Near the end of his speech Salisbury's voice wavered. He had served in every Tory government since 1935 and for 16 years had led the Conservatives in the House of Lords. "All that, of course, is now past," said he. "I am now over 60, and it is, I suppose, unlikely that I shall hold office again." Then, pride overcoming all, he added: "I took my decision and I do not regret it."
Offended Marquess. By the aloof and correct Cecil standards, this was a rare outburst of emotion. As he sat down, Labor's Earl Attlee, his pale blue eyes flashing, sprang to the attack with the most vigor he has shown since ascending to the House of Lords. "During the last 90 years," he began, "members of the house of Cecil have resigned office on four occasions. On each occasion there was some great moral issue ... I am bound to say that this resignation seemed quite different. What has offended the noble marquess has been that the government of the day has had to face the results of its own folly. The complaint of the noble marquess is that they will not persist in that folly." Mercilessly, Attlee drove his point home: "I can remember three occasions on which this country has stood ill in the face of the world. One was the-Boer War, another was Munich and the third is this. It is unfortunate that Conservative governments, who are supposed to have some conception of the dignity of this country, should invariably drag it in the dust."
Too Late to Cry. The next attack came from a surprising source, from a man almost as respected by the Tory gentry as Salisbury himself--lantern-jawed Earl of Halifax, a staunch Conservative who very nearly became Prime Minister in 1940 instead of Winston Churchill.* Halifax thought that if the government had handled itself better before the Suez invasion, "we might have avoided the discredit of a course of action which we could not in fact carry through." Lord Salisbury, said Halifax, was a member of the government which launched the Suez invasion, "and if he was--as no doubt he was--a convinced believer in that action, I should have thought that the right time for him to resign was when those gears were put into reverse. I cannot see what is gained now by an attempt on his part to find fault with his late colleagues for making the best of a bad job."
At 8:30 in the evening, when the House of Lords finally emptied, even the Tory squirearchs who respect Salisbury had to concede that their hero had not won a glorious victory.
Aware of opposition like Salisbury's in his own party, Harold Macmillan has worked to reverse Sir Anthony Eden's Suez policy without openly repudiating it. As one way of accomplishing this delicate task, Macmillan kept in office Eden's Foreign Secretary Selwyn Lloyd, 52, whose disingenuous justification of Eden's Suez policy was not a high point in Britain's long diplomatic history. The press has been crying for Lloyd's resignation, and within the Tory Party itself, there is considerable malicious glee at the report that Sir Winston Churchill refers to Selwyn Lloyd as "Mr. Celluloid." Last week, in implicit answer to all criticisms, Macmillan publicly described Lloyd as "a loyal and sagacious colleague" with "a stout heart and a cool head," but carefully refrained from committing himself to keeping Lloyd in the Cabinet for any specified length of time. "In politics, as in rowing a boat," noted the London Economist, "it is sometimes easier to move swiftly in one direction if one's eyes are fixed pointedly in the other."
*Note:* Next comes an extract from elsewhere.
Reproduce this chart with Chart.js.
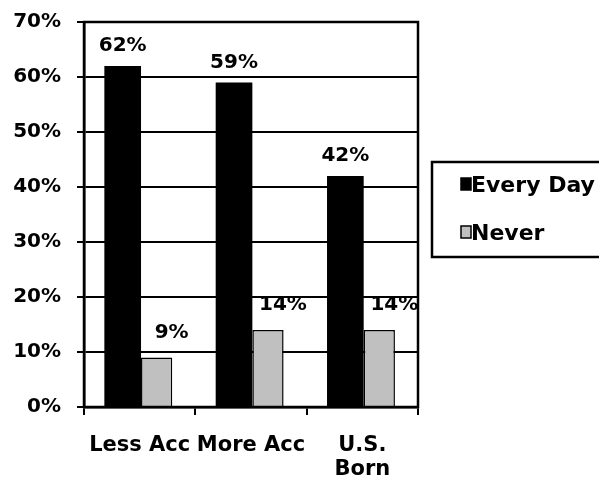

*In his autobiography published in England last week, Lord Halifax recalls a grim May afternoon when he met with Churchill and Neville Chamberlain to decide who should replace the discredited Chamberlain as Prime Minister. Halifax, Chamberlain's choice, opened the discussion by declaring that as a peer, forbidden to enter the House of Commons, he could not hope to run the government effectively. Dryly he records that Chamberlain "reluctantly and Churchill, with evidently much less reluctance, finished by accepting my view."